O segundo ponto demonstra a incapacidade de agirem com responsabilidade na gestão de recursos públicos. Se fossem sócios de uma empresa, deixariam que os recursos fossem geridos sem controle pelos funcionários? A resposta é óbvia. Então, por que, quando se trata de dinheiro público, como no presente caso, houve essa displicência? No mínimo, faltou aos deputados responsabilidade na administração de dinheiro público.

Não faltou responsabilidade apenas ao presidente da Assembleia Legislativa, deputado Nelson Justus, do Democratas, e ao primeiro-secretário, deputado Alexandre Curi, do PMDB. Embora eles tenham o dever de administrar o Legislativo de forma transparente e eficiente, como determina a Constituição da República, faltou responsabilidade a todos os representantes. Pois, de alguma forma, poderiam ter demonstrado terem competência para fiscalizar o próprio Poder que representam. Poderiam também ter demonstrado serem competentes administradores do dinheiro público. Mas, como as evidências até agora mostram, nada disso fizeram.

O pior de toda essa onda de irregularidades à qual está exposta a Casa do Povo é que, mesmo com mais de 40 dias de denúncias, os parlamentares demonstram que ainda não se deram conta da gravidade da situação.

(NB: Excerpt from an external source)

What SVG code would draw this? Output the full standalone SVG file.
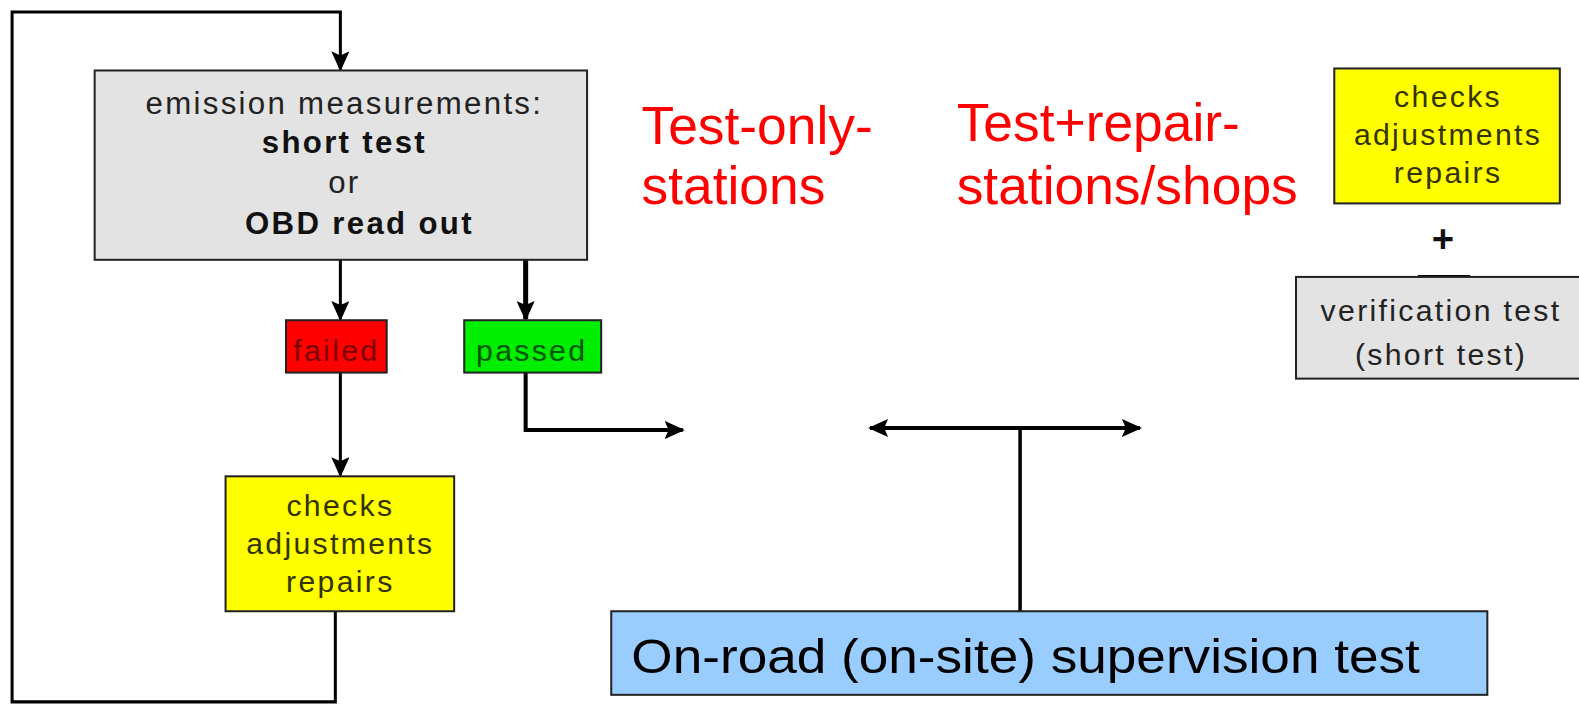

O tempo de reação deles aos acontecimentos indica, no mínimo, uma dificuldade para lidar com uma crise sem precedentes que assola o Legislativo. Resta saber se os parlamentares estarão preocupados a resolver de forma eficiente os problemas pelo qual passa a Casa que não é deles, mas do povo que representam. Isso, claro, antes das eleições de outubro.